Jadilah para pemimpin ini seperti
tikus yang masuk perangkap. Satu persatu pemimpin ini tewas dibunuh para
teroris, dan akhirnya menyisakan perdana menteri Inggris yang baru dan presiden
Asher. Saat perdana menteri Inggris berhasil diamankan (proses pengamanannya pun tidak diceritakan detil, hanya dibawa masuk ke dalam katedral St. Paul saja), tinggallah Asher menjadi sasaran tunggal para teroris. Seperti sudah bisa ditebak, Asher kemudian bergantung pada kepiawaian
bertarung dan bertahan hidup dari Banning.

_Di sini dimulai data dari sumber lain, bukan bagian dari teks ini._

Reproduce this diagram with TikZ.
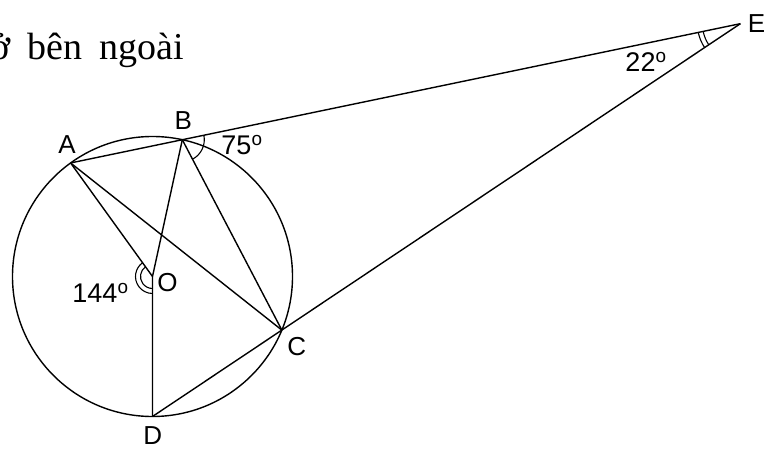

Memang tidak ada yang istimewa
dari rangkaian cerita, namun penonton pasti akan mengernyit bingung pada
serangan teroris yang terjadi begitu saja tanpa penggambaran yang jelas. Mungkin
ini ditujukan untuk membuat penonton menerka-nerka sendiri. Boleh lah kalau
memang penjahat di sekuel ini ada keterkaitannya dengan sekuel pertama, lha ini
enggak sama sekali karena di sekuel pertama (Olympus Has Fallen), penjahatnya
berasal dari Korea Utara. Semua seperti terjadi begitu saja.
London Has Fallen banyak
mengambil setting kota London, dan
peperangan yang terjadi di sini adalah perang kota, berbeda dengan Olympus Has
Fallen yang mengambil setting di
Gedung Putih. Diceritakan pula bahwa kepolisian sudah disusupi, sehingga muncul
perintah dari Scotland Yard untuk melakukan sortir kepada setiap anggota polisi,
manakah yang telah berkhianat, mana yang tidak. Sayangnya, eksekusi instruksi ini juga tidak
diperlihatkan dengan detil.
Tidak pula digambarkan keadaan
darurat militer, yang ada malah situasi kota yang dibuat sepi dan gelap
(listrik telah dilumpuhkan kelompok teroris) dan seluruh warga diminta untuk tinggal di rumah tanpa terlihat personel militer yang berjaga. Suatu keadaan yang menurut saya
lebih cocok untuk situasi darurat bencana virus dan sejenisnya. Padahal untuk
menghadapi teror militer semacam ini, bukankah seharusnya menggunakan kekuatan
militer juga?
Anyway, saya bukan pula pengamat
sipil dan militer, jadi bisa saja unek-unek saya itu tak beralasan dan
asumsi-asumsi saya ini keliru.
Secara keseluruhan, London Has Fallen
memang tidak memberi kepuasan dari segi plot, percakapan-percakapan, dan juga
hal-hal teknis yang memberikan pengalaman tersendiri saat menonton. Tapi ya itu tadi,
hal-hal semacam ini memang bukanlah yang paling utama saya cari ketika menonton
film action, melainkan unsur hiburannya saja.